(Kethu: Treebank "Constituency" Bahasa Indonesia dalam Format Penn Treebank)
We revised and converted an Indonesian constituency treebank built by Dinakaramani et al. (2015) to the Penn Treebank format, a de-facto standard in creating the constituency treebank. We named this treebank Kethu, a name of a forest in Wonosobo. Why a forest? Because the treebank contains parse trees, as the forest contains trees ;-)
Characteristics of the treebank:
- Number of sentences: 1030
- Average sentence length: 27.4 tokens/sentence
- Genre: news in formal Indonesian
2020-10-27 v2.0
- revised the POS tagging and syntactic annotation for compound words
- revised the tokenization, POS tagging and syntactic annotation for predicate nominalization cases
- revised the syntactic annotation for noun phrases containing numerical expression (especially QP)

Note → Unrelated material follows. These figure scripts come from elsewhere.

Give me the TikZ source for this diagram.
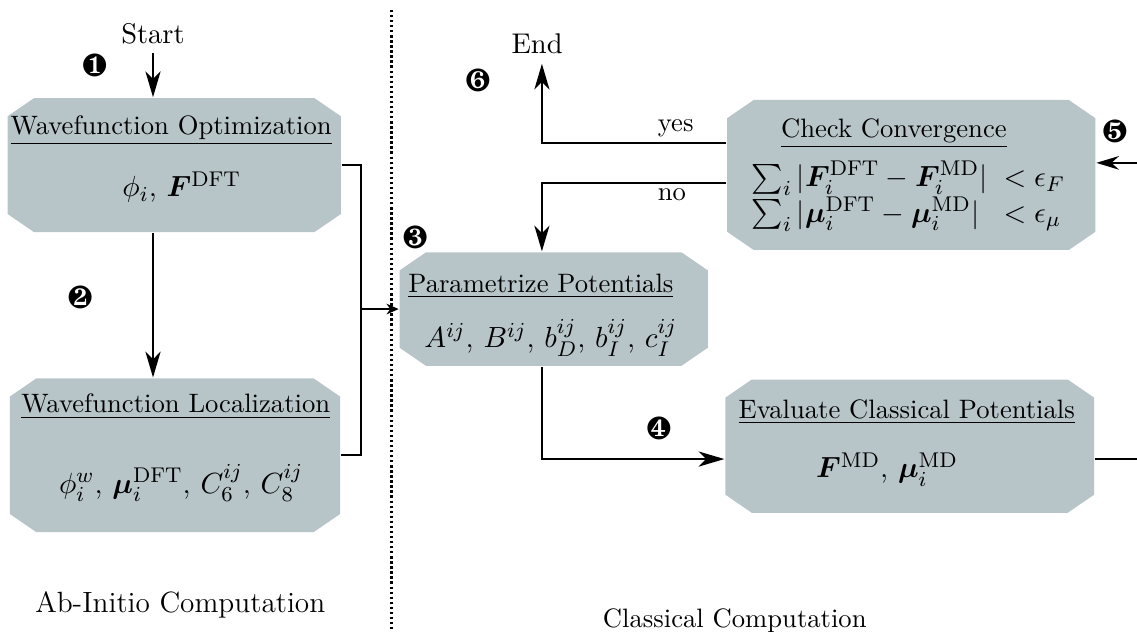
\documentclass[tikz,border=0pt]{standalone}
\usepackage{amsmath,amssymb}
\usepackage{bm}
\usepackage{pifont}
\usetikzlibrary{positioning,arrows.meta}
\definecolor{boxgray}{RGB}{183,196,200}

\begin{document}
\begin{tikzpicture}[>={Stealth[length=3.4mm,width=2mm,inset=1mm]},line width=0.7pt,
  block/.style={rectangle,inner sep=0pt,
    path picture={\fill[boxgray]
      ([xshift=3.5mm]path picture bounding box.north west) --
      ([xshift=-3.5mm]path picture bounding box.north east) --
      ([yshift=-2.4mm]path picture bounding box.north east) --
      ([yshift=2.4mm]path picture bounding box.south east) --
      ([xshift=-3.5mm]path picture bounding box.south east) --
      ([xshift=3.5mm]path picture bounding box.south west) --
      ([yshift=2.4mm]path picture bounding box.south west) --
      ([yshift=-2.4mm]path picture bounding box.north west) -- cycle;}},
  hdr/.style={anchor=base},
  mth/.style={anchor=base,font=\fontsize{11.2}{13}\selectfont},
  stepno/.style={font=\large},
  term/.style={font=\fontsize{10.7}{12}\selectfont}]
  \useasboundingbox (0,0) rectangle (15.01,8.33);

  % ab-initio side
  \node[block,minimum width=4.40cm,minimum height=1.77cm] (opt) at (2.30,6.15) {};
  \node[hdr] (optT) at (2.26,6.55) {\underline{Wavefunction Optimization}};
  \node[mth] (optM) at (2.40,5.73) {$\phi_i$, $\bm{F}^{\mathrm{DFT}}$};

  \node[block,minimum width=4.36cm,minimum height=2.03cm] (loc) at (2.31,2.32) {};
  \node[hdr] (locT) at (2.32,2.88) {\underline{Wavefunction Localization}};
  \node[mth] (locM) at (2.39,1.82) {$\phi_i^w$, $\bm{\mu}_i^{\mathrm{DFT}}$, $C_6^{ij}$, $C_8^{ij}$};

  % classical side
  \node[block,minimum width=4.07cm,minimum height=1.50cm] (par) at (7.31,4.25) {};
  \node[hdr] (parT) at (7.14,4.47) {\underline{Parametrize Potentials}};
  \node[mth] (parM) at (7.27,3.74) {$A^{ij}$, $B^{ij}$, $b_D^{ij}$, $b_I^{ij}$, $c_I^{ij}$};

  \node[block,minimum width=4.86cm,minimum height=1.98cm] (chk) at (12.03,6.02) {};
  \node[hdr] (chkT) at (11.80,6.52) {\underline{Check Convergence}};
  \node[font=\fontsize{11.2}{13}\selectfont] (chkM) at (11.99,5.73) {$\begin{array}{@{}l@{\;}l@{}}
      \sum_i |\bm{F}_i^{\mathrm{DFT}}-\bm{F}_i^{\mathrm{MD}}| & {}<\epsilon_F\\
      \sum_i |\bm{\mu}_i^{\mathrm{DFT}}-\bm{\mu}_i^{\mathrm{MD}}| & {}<\epsilon_\mu
    \end{array}$};

  \node[block,minimum width=4.87cm,minimum height=1.76cm] (ev) at (12.01,2.44) {};
  \node[hdr] (evT) at (11.97,2.81) {\underline{Evaluate Classical Potentials}};
  \node[mth] (evM) at (11.71,2.02) {$\bm{F}^{\mathrm{MD}}$, $\bm{\mu}_i^{\mathrm{MD}}$};

  % start / end
  \node[term] (start) at (2.02,7.89) {Start};
  \node[term] (endn) at (7.09,7.75) {End};

  % step numbers
  \node[stepno] (n1) at (1.25,7.47) {\ding{182}};
  \node[stepno] (n2) at (1.06,4.41) {\ding{183}};
  \node[stepno] (n3) at (5.48,5.20) {\ding{184}};
  \node[stepno] (n4) at (8.70,2.67) {\ding{185}};
  \node[stepno] (n5) at (14.72,6.60) {\ding{186}};
  \node[stepno] (n6) at (6.31,7.27) {\ding{187}};

  % divider and captions
  \coordinate (divtop) at (5.17,8.20);
  \coordinate (divbot) at (5.17,0);
  \draw[densely dotted,line width=0.9pt] (divtop) -- (divbot);
  \node[anchor=base,font=\fontsize{11}{13}\selectfont] (abi) at (2.38,0.25) {Ab-Initio Computation};
  \node[anchor=base] (cls) at (9.70,0.04) {Classical Computation};

  % connectors
  \coordinate (brk) at (4.765,0);
  \coordinate (col) at (7.154,0);
  \coordinate (rim) at (15.01,0);
  \coordinate (yesout) at ([yshift=0.42cm]chk.west);
  \coordinate (noout) at ([yshift=-0.11cm]chk.west);
  \coordinate (chkin) at ([yshift=0.16cm]chk.east);
  \coordinate (evin) at ([yshift=-0.17cm]ev.west);
  \coordinate (evout) at ([yshift=-0.17cm]ev.east);

  \draw[->] (start) -- (start.south |- opt.north);
  \draw[->] (opt.south -| start) -- (loc.north -| start);
  \draw (opt.east) -- (opt.east -| brk) -- (loc.east -| brk) -- (loc.east);
  \draw[-{Stealth[length=1.6mm,width=1.4mm,inset=0.5mm]}] (brk |- par.west) -- (par.west);
  \draw[->] (col |- par.south) |- (evin);
  \draw (evout) -- (evout -| rim);
  \draw[-{Stealth[length=3mm,width=1.8mm,inset=1mm]}] (chkin -| rim) -- (chkin);
  \draw[->] (yesout) -- (yesout -| col) -- (col |- endn.south);
  \draw[->] (noout) -- (noout -| col) -- (col |- par.north);
  \node (yes) at (8.92,6.64) {yes};
  \node (no) at (8.87,5.76) {no};
\end{tikzpicture}
\end{document}
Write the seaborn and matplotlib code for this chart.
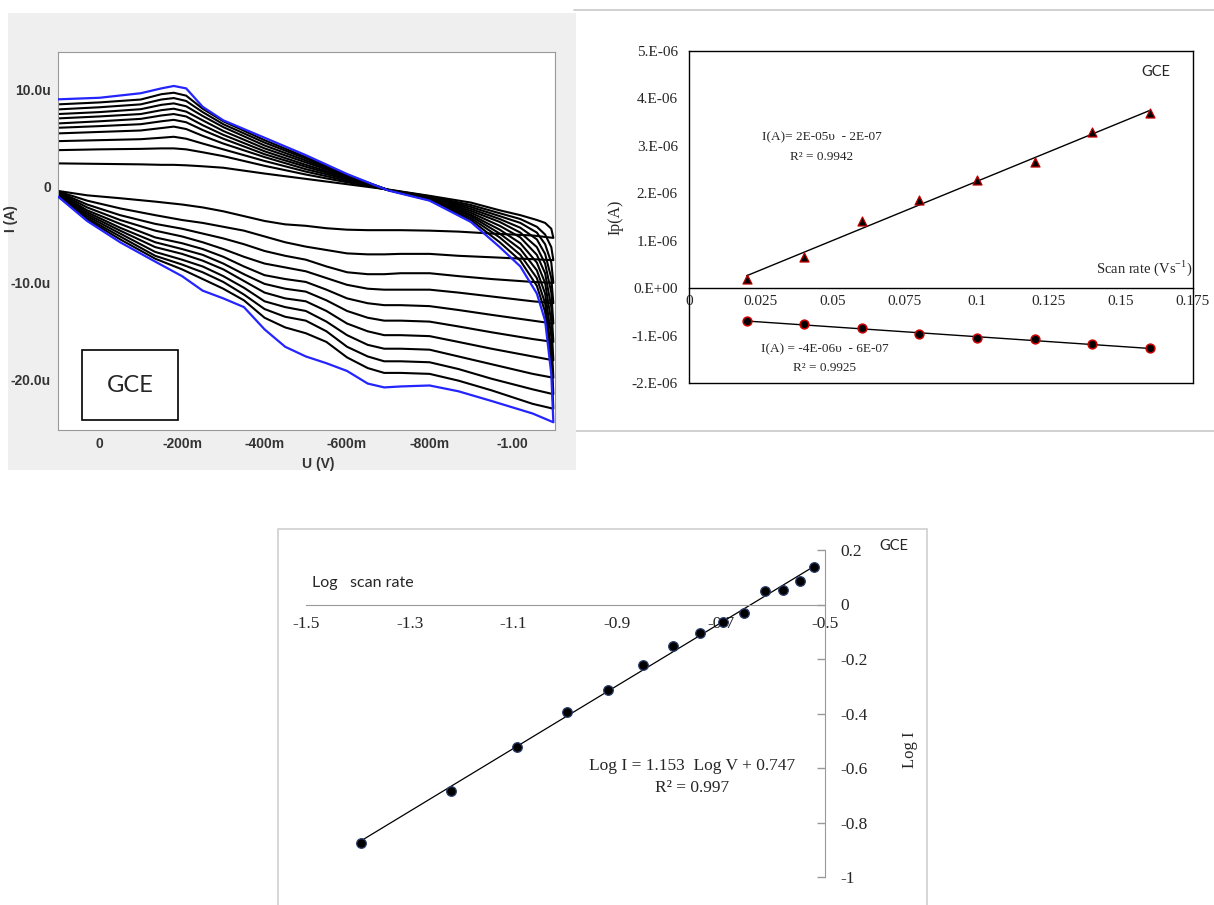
import numpy as np
import pandas as pd
import matplotlib
matplotlib.use("Agg")
import matplotlib.pyplot as plt
from matplotlib.patches import Rectangle
from matplotlib.lines import Line2D
import seaborn as sns

# ---------------- cyclic voltammograms (I in uA), scan 0 = slowest, scan 10 = fastest (blue)
u_upper = [0.10, 0.0, -0.10, -0.15, -0.18, -0.21, -0.25, -0.30, -0.40, -0.50,
           -0.60, -0.70, -0.80, -0.90, -0.97, -1.02, -1.06, -1.08, -1.095, -1.10]
i_upper = [
    [2.35, 2.3, 2.25, 2.2, 2.2, 2.15, 2.05, 1.9, 1.3, 0.75, 0.2, -0.35, -1.0, -1.7, -2.5, -3.0, -3.5, -3.8, -4.4, -5.35],
    [3.72, 3.8, 3.85, 3.9, 3.9, 3.8, 3.5, 3.1, 2.1, 1.2, 0.4, -0.38, -1.05, -1.95, -2.8, -3.4, -4.2, -5.0, -6.3, -7.65],
    [4.65, 4.75, 4.85, 5.0, 5.1, 4.9, 4.4, 3.8, 2.6, 1.5, 0.55, -0.4, -1.1, -2.15, -3.1, -3.8, -4.8, -6.0, -7.9, -10.0],
    [5.45, 5.6, 5.75, 6.0, 6.15, 5.9, 5.2, 4.4, 3.0, 1.75, 0.7, -0.4, -1.15, -2.35, -3.4, -4.3, -5.5, -7.0, -9.5, -12.1],
    [6.03, 6.2, 6.4, 6.7, 6.85, 6.6, 5.8, 4.9, 3.3, 2.0, 0.8, -0.4, -1.2, -2.55, -3.7, -4.8, -6.3, -8.0, -11.0, -14.2],
    [6.48, 6.7, 6.95, 7.3, 7.45, 7.2, 6.3, 5.3, 3.6, 2.2, 0.9, -0.4, -1.25, -2.75, -4.1, -5.3, -7.1, -9.0, -12.5, -16.1],
    [7.0, 7.2, 7.45, 7.85, 8.0, 7.7, 6.8, 5.7, 3.9, 2.45, 1.0, -0.4, -1.3, -2.95, -4.5, -5.9, -7.9, -10.0, -14.0, -18.0],
    [7.45, 7.65, 7.95, 8.4, 8.55, 8.25, 7.25, 6.1, 4.2, 2.65, 1.05, -0.4, -1.35, -3.1, -4.9, -6.5, -8.7, -11.1, -15.5, -19.8],
    [7.93, 8.15, 8.45, 8.95, 9.1, 8.8, 7.65, 6.4, 4.5, 2.85, 1.1, -0.4, -1.4, -3.3, -5.3, -7.1, -9.5, -12.1, -17.0, -21.5],
    [8.45, 8.65, 8.95, 9.5, 9.65, 9.35, 8.0, 6.7, 4.75, 3.0, 1.15, -0.42, -1.45, -3.5, -5.8, -7.7, -10.3, -13.0, -18.2, -23.0],
    [8.97, 9.13, 9.6, 10.1, 10.35, 10.1, 8.2, 6.8, 5.0, 3.2, 1.25, -0.45, -1.5, -3.7, -6.3, -8.3, -11.1, -13.9, -19.4, -24.4],
]
u_lower = [0.10, 0.03, -0.05, -0.135, -0.20, -0.25, -0.30, -0.35, -0.40, -0.45, -0.50,
           -0.55, -0.60, -0.65, -0.69, -0.73, -0.80, -0.87, -0.95, -1.05, -1.10]
i_lower = [
    [-0.5, -0.95, -1.25, -1.6, -1.9, -2.2, -2.6, -3.1, -3.6, -3.95, -4.1, -4.35, -4.5, -4.55, -4.55, -4.55, -4.6, -4.7, -4.9, -5.1, -5.35],
    [-0.55, -1.5, -2.3, -3.0, -3.5, -3.8, -4.2, -4.6, -5.2, -5.8, -6.25, -6.6, -6.95, -7.05, -7.05, -7.0, -7.0, -7.2, -7.35, -7.55, -7.65],
    [-0.6, -1.9, -3.0, -3.9, -4.4, -4.9, -5.4, -6.0, -6.7, -7.2, -7.6, -8.3, -8.9, -9.1, -9.1, -9.0, -9.0, -9.3, -9.6, -9.9, -10.0],
    [-0.65, -2.2, -3.5, -4.6, -5.2, -5.8, -6.5, -7.3, -8.0, -8.4, -8.8, -9.5, -10.2, -10.6, -10.7, -10.7, -10.7, -11.0, -11.4, -11.9, -12.1],
    [-0.7, -2.5, -3.9, -5.3, -5.9, -6.5, -7.3, -8.3, -9.2, -9.6, -9.9, -10.7, -11.6, -12.1, -12.3, -12.3, -12.4, -12.8, -13.3, -13.9, -14.2],
    [-0.75, -2.7, -4.3, -5.8, -6.5, -7.1, -8.0, -9.1, -10.1, -10.6, -10.9, -11.8, -12.9, -13.6, -13.9, -13.9, -14.0, -14.5, -15.1, -15.8, -16.1],
    [-0.8, -2.9, -4.6, -6.3, -7.0, -7.7, -8.6, -9.8, -11.0, -11.6, -11.9, -12.9, -14.2, -15.0, -15.4, -15.4, -15.5, -16.1, -16.8, -17.6, -18.0],
    [-0.85, -3.1, -4.9, -6.8, -7.6, -8.3, -9.3, -10.5, -11.9, -12.5, -12.9, -14.0, -15.4, -16.4, -16.8, -16.8, -16.9, -17.6, -18.4, -19.4, -19.8],
    [-0.9, -3.3, -5.2, -7.2, -8.1, -8.9, -9.9, -11.2, -12.7, -13.5, -13.9, -15.0, -16.6, -17.6, -18.1, -18.1, -18.2, -18.9, -19.9, -21.0, -21.5],
    [-1.0, -3.45, -5.5, -7.5, -8.6, -9.6, -10.6, -11.8, -13.6, -14.6, -15.2, -16.1, -17.7, -18.8, -19.3, -19.3, -19.4, -20.1, -21.1, -22.5, -23.0],
    [-1.1, -3.6, -5.8, -7.8, -9.3, -10.8, -11.6, -12.5, -14.8, -16.6, -17.6, -18.3, -19.1, -20.4, -20.8, -20.7, -20.6, -21.2, -22.2, -23.5, -24.4],
]

# ---------------- peak current vs scan rate
scan_rate = [0.02, 0.04, 0.06, 0.08, 0.10, 0.12, 0.14, 0.16]
ip_upper = [0.19e-6, 0.66e-6, 1.42e-6, 1.85e-6, 2.27e-6, 2.65e-6, 3.29e-6, 3.70e-6]
ip_lower = [-0.69e-6, -0.76e-6, -0.85e-6, -0.97e-6, -1.06e-6, -1.08e-6, -1.18e-6, -1.27e-6]

# ---------------- log I vs log scan rate
log_v = [-1.394, -1.220, -1.094, -0.998, -0.918, -0.850, -0.793, -0.741, -0.697,
         -0.656, -0.616, -0.581, -0.549, -0.521]
log_i = [-0.876, -0.684, -0.522, -0.395, -0.312, -0.222, -0.153, -0.106, -0.064,
         -0.032, 0.049, 0.054, 0.086, 0.138]

sns.set_style("white")
plt.rcParams['font.family'] = ['Liberation Sans', 'DejaVu Sans']
plt.rcParams['mathtext.fontset'] = 'custom'
plt.rcParams['mathtext.rm'] = 'Liberation Serif'

W, H = 1214, 905
fig = plt.figure(figsize=(W / 100, H / 100), dpi=100)


def fbox(x0, y0, x1, y1):
    # pixel box (top-left origin) -> figure fraction [l, b, w, h]
    return [x0 / W, 1 - y1 / H, (x1 - x0) / W, (y1 - y0) / H]


# panel decorations
fig.patches.append(Rectangle((8 / W, 1 - 470 / H), 568 / W, 457 / H, transform=fig.transFigure,
                             facecolor='#efefef', edgecolor='none', zorder=-5))
for yy in (10, 431):
    fig.lines.append(Line2D([574 / W, 1], [1 - yy / H] * 2, transform=fig.transFigure,
                            color='#c8c8c8', lw=1.2, zorder=-5))
fig.patches.append(Rectangle((278 / W, -0.01), 649 / W, (905 - 529) / H + 0.01, transform=fig.transFigure,
                             facecolor='none', edgecolor='#d0d0d0', lw=1.2, zorder=-5))

# ---------------- CV panel
ax1 = fig.add_axes(fbox(58, 52, 555, 430))
rows = []
for k in range(len(i_upper)):
    us = u_upper + u_lower[::-1]
    vals = i_upper[k] + i_lower[k][::-1]
    for n, (u, i) in enumerate(zip(us, vals)):
        rows.append((k, n, u, i))
cv = pd.DataFrame(rows, columns=['scan', 'step', 'U', 'I'])
last = cv['scan'].max()
sns.lineplot(data=cv[cv['scan'] < last], x='U', y='I', units='scan', estimator=None, sort=False,
             color='black', lw=1.5, ax=ax1)
sns.lineplot(data=cv[cv['scan'] == last], x='U', y='I', estimator=None, sort=False,
             color='#2424ff', lw=1.6, ax=ax1, zorder=5)
ax1.set_xlim(0.1006, -1.104)
ax1.set_ylim(-25.2, 13.86)
ax1.set_xticks([0, -0.2, -0.4, -0.6, -0.8, -1.0])
ax1.set_xticklabels(['0', '-200m', '-400m', '-600m', '-800m', '-1.00'])
ax1.set_yticks([10, 0, -10, -20])
ax1.set_yticklabels(['10.0u', '0', '-10.0u', '-20.0u'])
ax1.tick_params(axis='both', direction='out', length=3, width=1, color='#888888',
                labelsize=10, labelcolor='#333333', pad=2)
for lab in ax1.get_xticklabels() + ax1.get_yticklabels():
    lab.set_fontweight('bold')
for sp in ax1.spines.values():
    sp.set_color('#999999')
ax1.set_xlabel('U (V)', fontsize=10, fontweight='bold', color='#333333')
ax1.set_ylabel('I (A)', fontsize=10, fontweight='bold', color='#333333')
ax1.xaxis.set_label_coords(0.523, -0.072)
ax1.yaxis.set_label_coords(-0.08, 0.56)
ax1.add_patch(Rectangle((0.0483, 0.0265), 0.193, 0.185, transform=ax1.transAxes,
                        facecolor='white', edgecolor='black', lw=1.2, zorder=6))
ax1.text(0.1448, 0.119, 'GCE', transform=ax1.transAxes, ha='center', va='center',
         fontsize=17, family=['Lato', 'DejaVu Sans'], zorder=7)

# ---------------- Ip vs scan rate panel
serif = ['Liberation Serif', 'DejaVu Serif']
ax2 = fig.add_axes(fbox(689, 51, 1193, 383))
sns.regplot(x=scan_rate, y=ip_upper, ax=ax2, ci=None, marker='^', color='black',
            scatter_kws=dict(s=42, edgecolors='#c00000', linewidths=0.9, alpha=1, zorder=3),
            line_kws=dict(color='black', lw=1.0, zorder=2))
sns.regplot(x=scan_rate, y=ip_lower, ax=ax2, ci=None, marker='o', color='black',
            scatter_kws=dict(s=40, edgecolors='#d00000', linewidths=1.1, alpha=1, zorder=3),
            line_kws=dict(color='black', lw=1.0, zorder=2))
ax2.set_xlim(0, 0.175)
ax2.set_ylim(-2e-6, 5e-6)
ax2.spines['bottom'].set_position(('data', 0))
for sp in ax2.spines.values():
    sp.set_color('black')
    sp.set_linewidth(1.0)
ax2.plot([0, 1], [0, 0], transform=ax2.transAxes, color='black', lw=1.0, clip_on=False)
ax2.set_xticks([0, 0.025, 0.05, 0.075, 0.1, 0.125, 0.15, 0.175])
ax2.set_xticklabels(['0', '0.025', '0.05', '0.075', '0.1', '0.125', '0.15', '0.175'])
ax2.set_yticks([-2e-6, -1e-6, 0, 1e-6, 2e-6, 3e-6, 4e-6, 5e-6])
ax2.set_yticklabels(['-2.E-06', '-1.E-06', '0.E+00', '1.E-06', '2.E-06', '3.E-06', '4.E-06', '5.E-06'])
ax2.tick_params(axis='y', direction='out', length=5, width=1, color='#888888', labelsize=11, pad=3)
ax2.tick_params(axis='x', direction='out', length=0, labelsize=11, pad=5)
for lab in ax2.get_xticklabels() + ax2.get_yticklabels():
    lab.set_family(serif)
ax2.set_ylabel('Ip(A)', fontsize=11.5, family=serif, labelpad=6)
ax2.text(0.175, 0.42e-6, 'Scan rate (Vs$^{\\mathregular{-1}}$)', ha='right', va='center',
         fontsize=10.5, family=serif)
ax2.text(0.162, 4.55e-6, 'GCE', ha='center', va='center', fontsize=10.5, family=['Lato', 'DejaVu Sans'])
ax2.text(0.0462, 3.19e-6, 'I(A)= 2E-05\u03c5  - 2E-07', ha='center', va='center', fontsize=9.5, family=serif)
ax2.text(0.0462, 2.77e-6, 'R\u00b2 = 0.9942', ha='center', va='center', fontsize=9.5, family=serif)
ax2.text(0.047, -1.29e-6, 'I(A) = -4E-06\u03c5  - 6E-07', ha='center', va='center', fontsize=9.5, family=serif)
ax2.text(0.047, -1.68e-6, 'R\u00b2 = 0.9925', ha='center', va='center', fontsize=9.5, family=serif)

# ---------------- log-log panel
ax3 = fig.add_axes(fbox(306, 550, 825, 877))
sns.regplot(x=log_v, y=log_i, ax=ax3, ci=None, marker='o', color='black',
            scatter_kws=dict(s=48, edgecolors='#2b3f6b', linewidths=0.9, alpha=1, zorder=3),
            line_kws=dict(color='black', lw=0.9, zorder=2))
ax3.set_xlim(-1.5, -0.5)
ax3.set_ylim(-1, 0.2)
ax3.spines['left'].set_visible(False)
ax3.spines['top'].set_visible(False)
ax3.spines['bottom'].set_position(('data', 0))
for sp in ('bottom', 'right'):
    ax3.spines[sp].set_color('#999999')
ax3.yaxis.tick_right()
ax3.set_xticks([-1.5, -1.3, -1.1, -0.9, -0.7, -0.5])
ax3.set_xticklabels(['-1.5', '-1.3', '-1.1', '-0.9', '-0.7', '-0.5'])
ax3.set_yticks([0.2, 0, -0.2, -0.4, -0.6, -0.8, -1])
ax3.set_yticklabels(['0.2', '0', '-0.2', '-0.4', '-0.6', '-0.8', '-1'])
ax3.tick_params(axis='y', direction='in', length=6, width=1, color='#999999', labelsize=12.5, pad=11)
ax3.tick_params(axis='x', direction='out', length=5, width=1, color='#999999', labelsize=12.5, pad=3)
for lab in ax3.get_xticklabels() + ax3.get_yticklabels():
    lab.set_family(serif)
ax3.text(-1.488, 0.08, 'Log   scan rate', ha='left', va='center', fontsize=11.5, family=['Lato', 'DejaVu Sans'])
ax3.text(-0.756, -0.593, 'Log I = 1.153  Log V + 0.747', ha='center', va='center', fontsize=12.5, family=serif)
ax3.text(-0.756, -0.673, 'R\u00b2 = 0.997', ha='center', va='center', fontsize=12.5, family=serif)
fig.text(910 / W, 1 - 750 / H, 'Log I', rotation=90, ha='center', va='center', fontsize=12, family=serif)
fig.text(894 / W, 1 - 546 / H, 'GCE', ha='center', va='center', fontsize=10.5, family=['Lato', 'DejaVu Sans'])

fig.savefig('out.png', dpi=100)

- changed the POS tag for 'Rp' and the similar tokens from SYM to NN
2019-09-01 v1.0
- revised the bracketing format to PTB format
- revised the POS tag set and adjusted the POS tagging
- resolved missing punctuations, typo, incorrect reported speech annotation, etc.
- Ika Alfina and Jessica Naraiswari Arwidarasti
The explanation on why and how we convert that treebank can be read in our paper:
Jessica Naraiswari Arwidarasti, Ika Alfina, and Adila Alfa Krisnadhi. "Adjusting Indonesian Compound Words Annotation to the Penn Treebank Format". In the Proceeding of The 2019 International Conference of Asian Language Processing (IALP) 2020 in Kuala Lumpur, Malaysia, 4-6 Desember 2020. (accepted)
Jessica Naraiswari Arwidarasti, Ika Alfina, and Adila Alfa Krisnadhi. "Converting an Indonesian Constituency Treebank to the Penn Treebank Format". In the Proceeding of The 2019 International Conference of Asian Language Processing (IALP 2019) in Shanghai, China, 15-17 November 2019.